Die anschließende empirische Untersuchung der Resilienzkonstruktionen ist sehr komplex und vielschichtig. Zunächst kategorisiert Heimann Resilienzkonstruktionen als Klimaanpassungspraktiken und Klimaschutzpraktiken (S. 40). Bei der Untersuchung der Präferenz der Akteure zeigt sich, dass dem Klimaschutz zwar vielfach eine größere Notwendigkeit zugesprochen wird als Maßnahmen zur Klimaanpassung, beide Kategorien aber mit höheren Relevanzen verbunden sind. Beim Blick auf die nationale Herkunft fällt auf, dass bei der Einschätzung von Notwendigkeit und Umsetzbarkeit von Klimaschutz- und Klimaanpassungsmaßnahmen größere Unterschiede zwischen Polen und den übrigen Befragten auftreten. In Polen fällt die Beurteilung der Umsetzbarkeit von Maßnahmen sowie der eigenen Kompetenz in diesem Bereich deutlich pessimistischer aus als in den anderen Ländern (S. 261–263).
Auch die Untersuchung der Frage, inwiefern die Akteure mit allgemeinen Maßnahmenstrategien zu Klimaschutz und Anpassung vertraut sind und inwiefern ihnen diese als notwendig erscheinen, machte – wie bei der Untersuchung von Vulnerabilitätskonstruktionen – ein Muster sichtbar. Zum einen war zu beobachten, dass sich NGO-Akteure von den anderen Befragten deutlich absetzen. Mitglieder dieser Gruppe fielen durch eine höhere Vertrautheit mit Maßnahmen zum Klimaschutz und Maßnahmen zur Klimaanpassung auf.

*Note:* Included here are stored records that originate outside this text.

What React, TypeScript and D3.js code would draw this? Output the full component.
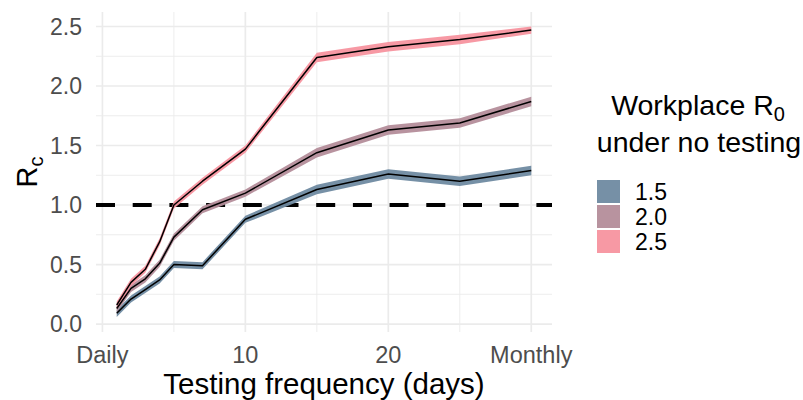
import React from 'react';
import * as d3 from 'd3';

// testing interval in days
const days = [1, 2, 3, 4, 5, 7, 10, 15, 20, 25, 30];

// workplace R0 groups (legend)
const groups = ['1.5', '2.0', '2.5'];
const colors = ['#6F8AA1', '#B48D9A', '#F7949F'];

// Rc estimates with ribbon bounds
const rc15 = [0.09, 0.21, 0.29, 0.37, 0.5, 0.49, 0.88, 1.13, 1.26, 1.2, 1.29];
const lo15 = [0.06, 0.18, 0.26, 0.34, 0.47, 0.46, 0.85, 1.09, 1.22, 1.16, 1.25];
const hi15 = [0.12, 0.24, 0.32, 0.4, 0.53, 0.52, 0.91, 1.17, 1.3, 1.24, 1.33];

const rc20 = [0.13, 0.3, 0.38, 0.51, 0.73, 0.96, 1.1, 1.44, 1.63, 1.69, 1.87];
const lo20 = [0.1, 0.27, 0.35, 0.48, 0.7, 0.93, 1.07, 1.4, 1.59, 1.65, 1.83];
const hi20 = [0.16, 0.33, 0.41, 0.54, 0.76, 0.99, 1.13, 1.48, 1.67, 1.73, 1.91];

const rc25 = [0.16, 0.35, 0.46, 0.69, 1.0, 1.2, 1.47, 2.24, 2.33, 2.39, 2.47];
const lo25 = [0.13, 0.32, 0.43, 0.66, 0.97, 1.17, 1.44, 2.2, 2.29, 2.35, 2.44];
const hi25 = [0.19, 0.38, 0.49, 0.72, 1.03, 1.23, 1.5, 2.28, 2.37, 2.43, 2.5];

// axis breaks
const xBreaks = [0, 10, 20, 30];
const xLabels = ['Daily', '10', '20', 'Monthly'];
const xMinor = [5, 15, 25];
const yBreaks = [0, 0.5, 1, 1.5, 2, 2.5];
const yMinor = [0.25, 0.75, 1.25, 1.75, 2.25];
const threshold = 1;

const font = '"Liberation Sans", Arial, Helvetica, sans-serif';

export default function App() {
  const width = 803;
  const height = 400;
  const panel = { left: 96, right: 552, top: 12, bottom: 332 };

  const x = d3.scaleLinear().domain([-0.45, 31.45]).range([panel.left, panel.right]);
  const y = d3.scaleLinear().domain([-0.067, 2.622]).range([panel.bottom, panel.top]);

  const series = [
    { mid: rc15, lo: lo15, hi: hi15 },
    { mid: rc20, lo: lo20, hi: hi20 },
    { mid: rc25, lo: lo25, hi: hi25 },
  ];

  const ribbon = (lo: number[], hi: number[]) =>
    d3.area<number>()
      .x(d => x(d))
      .y0((_, i) => y(lo[i]))
      .y1((_, i) => y(hi[i]))(days);

  const line = d3.line<number>()
    .x((_, i) => x(days[i]))
    .y(d => y(d));

  const grid = '#EBEBEB';
  const legendX = 597;
  const legendY = 180;
  const keySize = 23;
  const keyStep = 25;

  return (
    <svg width={width} height={height} style={{ position: 'absolute', left: 0, top: 0, background: '#fff' }}>
      {/* minor grid */}
      {yMinor.map(v => (
        <line key={'ym' + v} x1={panel.left} x2={panel.right} y1={y(v)} y2={y(v)} stroke={grid} strokeWidth={0.9} />
      ))}
      {xMinor.map(v => (
        <line key={'xm' + v} x1={x(v)} x2={x(v)} y1={panel.top} y2={panel.bottom} stroke={grid} strokeWidth={0.9} />
      ))}
      {/* major grid */}
      {yBreaks.map(v => (
        <line key={'yb' + v} x1={panel.left} x2={panel.right} y1={y(v)} y2={y(v)} stroke={grid} strokeWidth={1.7} />
      ))}
      {xBreaks.map(v => (
        <line key={'xb' + v} x1={x(v)} x2={x(v)} y1={panel.top} y2={panel.bottom} stroke={grid} strokeWidth={1.7} />
      ))}

      {/* threshold */}
      <line x1={panel.left} x2={panel.right} y1={y(threshold)} y2={y(threshold)}
        stroke="#000" strokeWidth={3.8} strokeDasharray="19,17.7" />

      {/* ribbons */}
      {series.map((s, i) => (
        <path key={'r' + i} d={ribbon(s.lo, s.hi) || ''} fill={colors[i]} fillOpacity={0.95} />
      ))}
      {/* lines */}
      {series.map((s, i) => (
        <path key={'l' + i} d={line(s.mid) || ''} fill="none" stroke="#000" strokeWidth={1.5} strokeLinejoin="round" />
      ))}

      {/* y tick labels */}
      {yBreaks.map(v => (
        <text key={'yt' + v} x={82} y={y(v)} dy="0.36em" textAnchor="end"
          fontFamily={font} fontSize={23} fill="#4D4D4D">{v.toFixed(1)}</text>
      ))}
      {/* x tick labels */}
      {xBreaks.map((v, i) => (
        <text key={'xt' + v} x={x(v)} y={363} textAnchor="middle"
          fontFamily={font} fontSize={23.5} fill="#4D4D4D">{xLabels[i]}</text>
      ))}

      {/* axis titles */}
      <text x={(panel.left + panel.right) / 2} y={394} textAnchor="middle" fontFamily={font} fontSize={29.5} fill="#000">
        Testing frequency (days)
      </text>
      <text transform={`translate(37, ${(panel.top + panel.bottom) / 2}) rotate(-90)`} textAnchor="middle"
        fontFamily={font} fontSize={29} fill="#000">
        R<tspan fontSize={20} dy={6}>c</tspan>
      </text>

      {/* legend */}
      <text x={698} y={115} textAnchor="middle" fontFamily={font} fontSize={28.5} fill="#000">
        Workplace R<tspan fontSize={20} dy={6}>0</tspan>
      </text>
      <text x={699} y={152} textAnchor="middle" fontFamily={font} fontSize={28.5} fill="#000">
        under no testing
      </text>
      {groups.map((g, i) => (
        <g key={'lg' + g}>
          <rect x={legendX} y={legendY + i * keyStep} width={keySize} height={keySize} fill={colors[i]} fillOpacity={0.95} />
          <text x={635} y={legendY + i * keyStep + keySize / 2} dy="0.36em" fontFamily={font} fontSize={23} fill="#000">
            {g}
          </text>
        </g>
      ))}
    </svg>
  );
}
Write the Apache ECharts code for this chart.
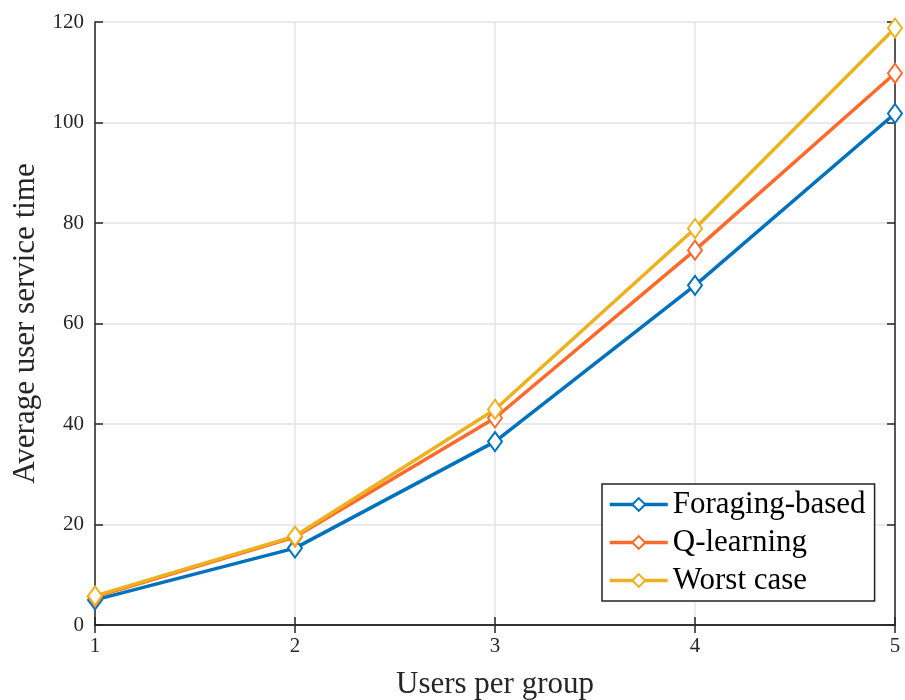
<!DOCTYPE html>
<html><head><meta charset="utf-8">
<script src="https://cdn.jsdelivr.net/npm/echarts@6/dist/echarts.min.js"></script>
<style>html,body{margin:0;padding:0;background:#fff}#c{width:905px;height:700px}</style>
</head><body><div id="c"></div>
<script>
const categories = [1, 2, 3, 4, 5];
const foraging = [5.0, 15.3, 36.5, 67.6, 101.8];
const qlearning = [5.6, 17.5, 41.2, 74.6, 109.8];
const worst = [5.8, 17.7, 42.9, 78.9, 118.8];
const seriesNames = ['Foraging-based', 'Q-learning', 'Worst case'];
const colors = ['#0072BD', '#FF6929', '#EDB120'];
const yTicks = [0, 20, 40, 60, 80, 100, 120];

const font = 'Liberation Serif';
const chart = echarts.init(document.getElementById('c'));
const mk = (name, data, color) => ({
  name, type: 'line', data: categories.map((c, i) => [c, data[i]]),
  symbol: 'emptyDiamond', symbolSize: [14, 19],
  lineStyle: { width: 3.5, color }, itemStyle: { color, borderColor: color, borderWidth: 3 },
  z: 3
});
chart.setOption({
  backgroundColor: '#fff',
  animation: false,
  grid: { left: 95, right: 10, top: 22, bottom: 75, outerBoundsMode: 'none', containLabel: false },
  legend: {
    data: seriesNames, orient: 'vertical', left: 602, top: 484,
    itemWidth: 58, itemHeight: 16, itemGap: 7,
    padding: [5, 9, 5, 6],
    lineStyle: { width: 3.5 },
    itemStyle: { borderWidth: 2.5 },
    borderColor: '#222', borderWidth: 1.5, backgroundColor: '#fff',
    textStyle: { fontFamily: font, fontSize: 31, color: '#000' }
  },
  xAxis: [{
    type: 'value', min: 1, max: 5, interval: 1,
    name: 'Users per group', nameLocation: 'middle', nameGap: 44,
    nameTextStyle: { fontFamily: font, fontSize: 31, color: '#262626' },
    axisLine: { show: true, onZero: false, lineStyle: { color: '#262626', width: 1.5 } },
    axisTick: { show: true, inside: true, length: 8, lineStyle: { color: '#262626', width: 1.5 } },
    axisLabel: { fontFamily: font, fontSize: 21, color: '#262626', margin: 11 },
    splitLine: { show: true, lineStyle: { color: '#e3e3e3', width: 1.5 } }
  }, {
    type: 'value', position: 'top', min: 1, max: 5, interval: 1,
    axisLine: { show: true, lineStyle: { color: '#262626', width: 1.5 } },
    axisTick: { show: true, inside: true, length: 8, lineStyle: { color: '#262626', width: 1.5 } },
    axisLabel: { show: false }, splitLine: { show: false }
  }],
  yAxis: [{
    type: 'value', min: 0, max: 120, interval: 20,
    name: 'Average user service time', nameLocation: 'middle', nameGap: 48,
    nameTextStyle: { fontFamily: font, fontSize: 31, color: '#262626' },
    axisLine: { show: true, lineStyle: { color: '#262626', width: 1.5 } },
    axisTick: { show: true, inside: true, length: 8, lineStyle: { color: '#262626', width: 1.5 } },
    axisLabel: { fontFamily: font, fontSize: 21, color: '#262626', margin: 11 },
    splitLine: { show: true, lineStyle: { color: '#e3e3e3', width: 1.5 } }
  }, {
    type: 'value', position: 'right', min: 0, max: 120, interval: 20,
    axisLine: { show: true, lineStyle: { color: '#262626', width: 1.5 } },
    axisTick: { show: true, inside: true, length: 8, lineStyle: { color: '#262626', width: 1.5 } },
    axisLabel: { show: false }, splitLine: { show: false }
  }],
  series: [
    mk(seriesNames[0], foraging, colors[0]),
    mk(seriesNames[1], qlearning, colors[1]),
    mk(seriesNames[2], worst, colors[2])
  ]
});
</script></body></html>
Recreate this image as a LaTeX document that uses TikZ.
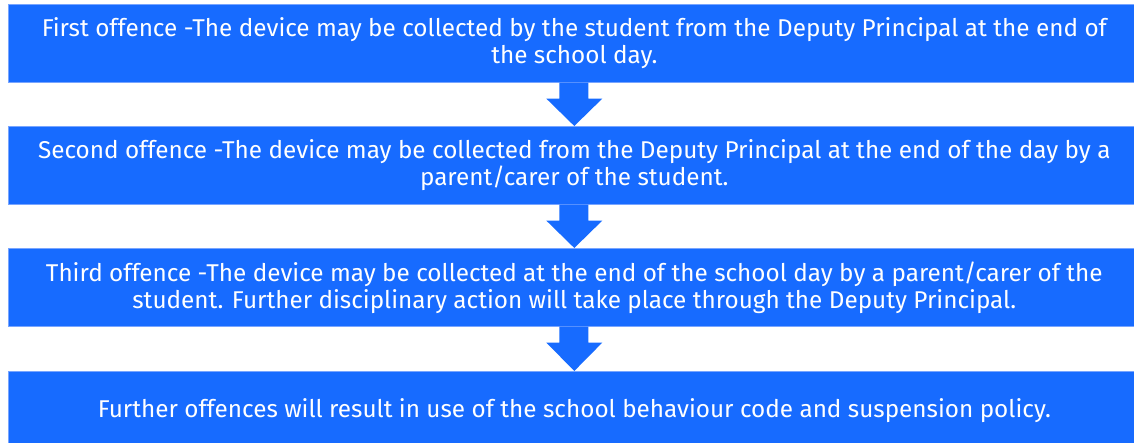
\documentclass[tikz,border=0pt]{standalone}
\usepackage{fontspec}
\setmainfont{Fira Sans}
\usetikzlibrary{calc}
\definecolor{stepblue}{RGB}{23,107,255}
\definecolor{stepedge}{RGB}{120,165,255}
\begin{document}
\begin{tikzpicture}[x=1pt,y=-1pt,
  stepbox/.style={rectangle, fill=stepblue, draw=stepedge, line width=0.6pt,
    anchor=north west, minimum width=1132pt, minimum height=78pt,
    inner sep=0pt, text=white, align=center,
    font=\fontsize{24.3}{27}\selectfont},
  downarrow/.style={fill=stepblue, draw=none}]
\useasboundingbox (0,0) rectangle (1134,442);

\node[stepbox] (b1) at (8,4) {First offence -The device may be collected by the student from the Deputy Principal at the end of\\the school day.};
\node[stepbox] (b2) at (8,126) {Second offence -The device may be collected from the Deputy Principal at the end of the day by a\\parent/carer of the student.};
\node[stepbox] (b3) at (8,248) {Third offence -The device may be collected at the end of the school day by a parent/carer of the\\student. Further disciplinary action will take place through the Deputy Principal.};
\node[stepbox] (b4) at (8,371) {Further offences will result in use of the school behaviour code and suspension policy.};

% block arrows between consecutive boxes
\foreach \a/\b in {b1/b2, b2/b3, b3/b4}{
  \fill[downarrow]
    ($(\a.south)+(-15,0)$) -- ($(\a.south)+(14,0)$)
    -- ($(\a.south)+(14,16)$) -- ($(\a.south)+(28,16)$)
    -- (\b.north)
    -- ($(\a.south)+(-28,16)$) -- ($(\a.south)+(-15,16)$) -- cycle;
}
\end{tikzpicture}
\end{document}
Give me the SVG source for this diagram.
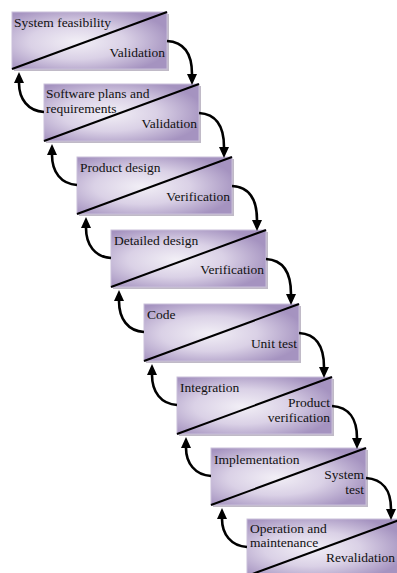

In dieser Frage waren zudem größere Unterschiede zwischen den polnischen und den anderen Akteuren erkennbar. Darüber hinaus standen die polnischen Befragten Klimaschutzmaßnahmen eher kritisch gegenüber, wogegen Klimaanpassungsmaßnahmen als notwendiger erachtet wurden.
Die Untersuchung der Beziehungen zwischen den Klimakulturen und allgemeinen Wissensordnungen erbrachte, dass ein Großteil der Variablen des VBI-Modells – wie auch im Bereich der Vulnerabilitätskonstruktionen – regelmäßig auch Unterschiede der sozial geteilten Resilienzkonstruktionen erklären kann.
Die Arbeit von Thorsten Heimann ist eine wichtige Ergänzung der Kultur- und Raumforschung, insbesondere mit Blick auf die Erklärung von klimarelevantem Deuten und Handeln. Heimann definiert nicht nur die verschiedenen Klimakulturen an europäischen Küsten, sondern benennt auch Faktoren, die diese Kulturen trennen, und findet Erklärungen für klimakulturelle Differenzen. Folglich bietet dieses Buch neben viel Hintergrundwissen zum Klimawandel, zu klimakulturellen und kommunikativen Unterschieden sowie den bisherigen theoretischen und methodischen Diskursen wesentliche neue Erkenntnisse. Die Arbeit sticht insbesondere dadurch hervor, dass sie das Verhältnis zwischen Ort/Region und Kultur adressiert und dafür einen Untersuchungsansatz gefunden hat. Hervorzuheben ist zudem, dass die bisher getrennt betrachteten Faktoren zur Erklärung klimabezogenen Handelns als gemeinsamer Erklärungsansatz integriert werden. Der wissenschaftliche Wert der Untersuchung ergibt sich insbesondere auch daraus, dass nun erstmals empirische Daten zur Untersuchung von Vulnerabilitäts- und Resilienzkonstruktionen von Akteuren der Raumentwicklung in Europa vorliegen. Die Publikation ermöglicht erstmals eine Bewertung des Untersuchungsgegenstandes. Hier liegt jedoch gleichzeitig eine Herausforderung von Heimanns Untersuchung, auf die er selber hinweist: Bei einer Grundgesamtheit von knapp 6.800 Befragten und einer Netto-Rücklaufquote von 12 Prozent (830 Befragte) ergeben sich in manchen Kategorien zu geringe Fallzahlen für eine Ableitung allgemeiner Muster.
Positiv hervorzuheben sind der logische Aufbau und die stringente Gedankenführung der Arbeit sowie die jeweils überleitende Zusammenfassung des vorangegangenen Kapitels bei gleichzeitigem Ausblick auf das neue Kapitel. Diese Überleitungen sind allerdings auch dringend notwendig, denn der Leser liefe sonst durch die Komplexität des Untersuchungsaufbaus sowie durch die Vielzahl von Hypothesen, zu beantwortender Fragen und sich entwickelnder Begrifflichkeiten Gefahr, den roten Faden zu verlieren. Während der Nutzen des Buches für den allgemein an Klimawandel und Klimakulturen interessierten Leser wahrscheinlich eher eingeschränkt ist, stellt die empirische und theoretische Präsentation seines innovativen und tiefgründigen Forschungsansatzes eine interessante Quelle für quantitative Sozialwissenschaftler dar, die an einer komplexen Methodik interessiert sind.
[1] VBI steht für Werte (values), Wirklichkeitsvorstellungen (beliefs) und ortsbezogene Identifikation (identifications).